In the eight months since then, demands for justice and anger over the region's perceived marginalisation snowballed into a grassroots movement centred on Al-Hoceima. Clashes broke out in Al-Hoceima again on Monday, with activists saying police had blocked access to the city and violently dispersed any attempts to demonstrate.
Videos shared on social media showed the police dispersing the protesters using truncheons, leaving some of them bloodied and apparently unconscious on the ground. Authorities later denounced "groups of individuals, including some in hooded sweaters, who provoked and stoned the police." Khadija Ryadi of the Moroccan Association for Human Rights (AMDH) said about 150 people were arrested during the violence, based on her group's sources.
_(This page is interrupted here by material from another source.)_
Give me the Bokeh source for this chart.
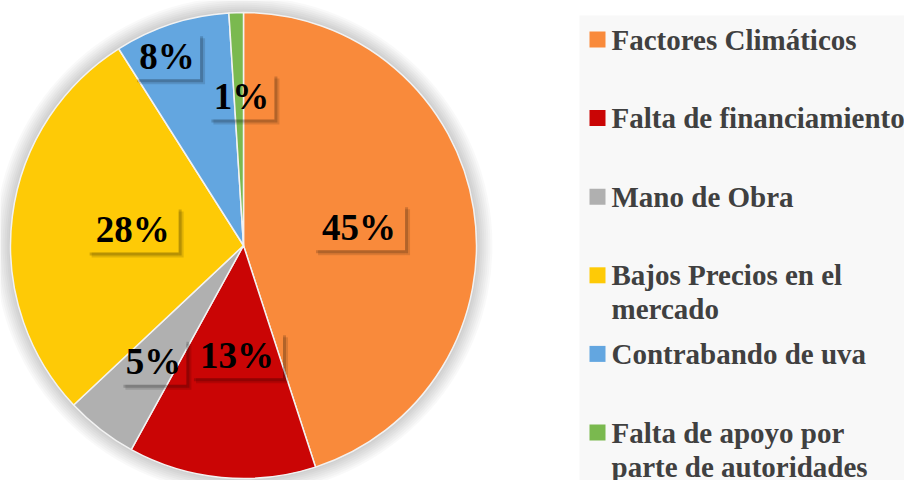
import numpy as np
from bokeh.plotting import figure
from bokeh.models import Range1d
from bokeh.core.properties import value
from bokeh.embed import file_html
from bokeh.resources import INLINE

# ---- data ----
categories = [
    "Factores Climáticos",
    "Falta de financiamiento",
    "Mano de Obra",
    "Bajos Precios en el\nmercado",
    "Contrabando de uva",
    "Falta de apoyo por\nparte de autoridades",
]
percent = [45, 13, 5, 28, 8, 1]
colors = ["#F98A3B", "#CA0505", "#B0B0B0", "#FECA06", "#63A6E0", "#7AB94F"]
label_texts = [f"{v}%" for v in percent]

# ---- style / layout ----
W, H = 904, 480
CX, CY, R = 243, 235, 233          # pie centre / radius in pixel units
label_r = [117, 110, 147, 112, 204, 149]
label_dang = [0, -2, 0, 1, -4, 1]  # degrees
LEG_X, LEG_Y0, LEG_DY, LINE_DY = 597, 480 - 39, 78.6, 34
FONT = value("Liberation Serif")

p = figure(width=W, height=H, x_range=Range1d(0, W), y_range=Range1d(0, H),
           output_backend="svg", toolbar_location=None, min_border=0,
           x_axis_location=None, y_axis_location=None)
p.grid.visible = False
p.outline_line_color = None
p.background_fill_color = "white"
p.border_fill_color = "white"

# soft glow around the pie
for k in range(8, 0, -1):
    p.annulus(x=CX, y=CY, inner_radius=R, outer_radius=R + 2 * k,
              fill_color="black", fill_alpha=0.022, line_color=None)

frac = np.array(percent, dtype=float) / np.sum(percent)
cum = np.cumsum(frac)
start = np.pi / 2 - 2 * np.pi * (cum - frac)
end = np.pi / 2 - 2 * np.pi * cum
p.wedge(x=CX, y=CY, radius=R, start_angle=list(start), end_angle=list(end),
        direction="clock", fill_color=colors, line_color="#f2f2f2", line_width=1.5)

# data labels
mid = 2 * np.pi * (cum - frac / 2) + np.radians(label_dang)
lx = CX + np.array(label_r) * np.sin(mid)
ly = CY + np.array(label_r) * np.cos(mid)
bw = np.array([26 * len(t) + 14 for t in label_texts], dtype=float)
bh = 46.0
for a, off in ((0.12, 5), (0.18, 3)):
    # right strip
    p.quad(left=lx + bw / 2, right=lx + bw / 2 + off, top=ly + bh / 2 - off,
           bottom=ly - bh / 2 - off, fill_color="black", fill_alpha=a, line_color=None)
    # bottom strip
    p.quad(left=lx - bw / 2 + off, right=lx + bw / 2, top=ly - bh / 2,
           bottom=ly - bh / 2 - off, fill_color="black", fill_alpha=a, line_color=None)
p.text(x=list(lx), y=list(ly), text=label_texts, text_font=FONT, text_font_style="bold",
       text_font_size="37px", text_align="center", text_baseline="middle", text_color="black")

# legend
p.quad(left=579, right=W + 10, bottom=-10, top=480 - 15, fill_color="#f8f8f8", line_color=None)
ys = [LEG_Y0 - i * LEG_DY for i in range(len(categories))]
p.rect(x=[LEG_X] * len(categories), y=ys, width=16, height=16, fill_color=colors, line_color=None)
tx, ty, tt = [], [], []
for cat, y in zip(categories, ys):
    for k, line in enumerate(cat.split("\n")):
        tx.append(LEG_X + 14)
        ty.append(y - k * LINE_DY)
        tt.append(line)
p.text(x=tx, y=ty, text=tt, text_font=FONT, text_font_style="bold", text_font_size="29px",
       text_align="left", text_baseline="middle", text_color="#404040")

open("out.html", "w").write(file_html(p, INLINE))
"Forty were still detained this morning, many of them from neighbouring communities who were arrested when they came to demonstrate," said Ryadi. "Residents no longer gather in a single neighbourhood to demonstrate," she said. "They now protest in several neighbourhoods at the same time, and the police intervene immediately, sometimes using tear gas despite the presence of women and children."
The situation was calm on Tuesday in Al-Hoceima, where protesters marched through streets banging pots.
Security forces have arrested more than 100 people including protest leader Nasser Zefzafi, who heads the Al-Hirak al-Shaabi, or "Popular Movement", demanding jobs, development and an end to corruption.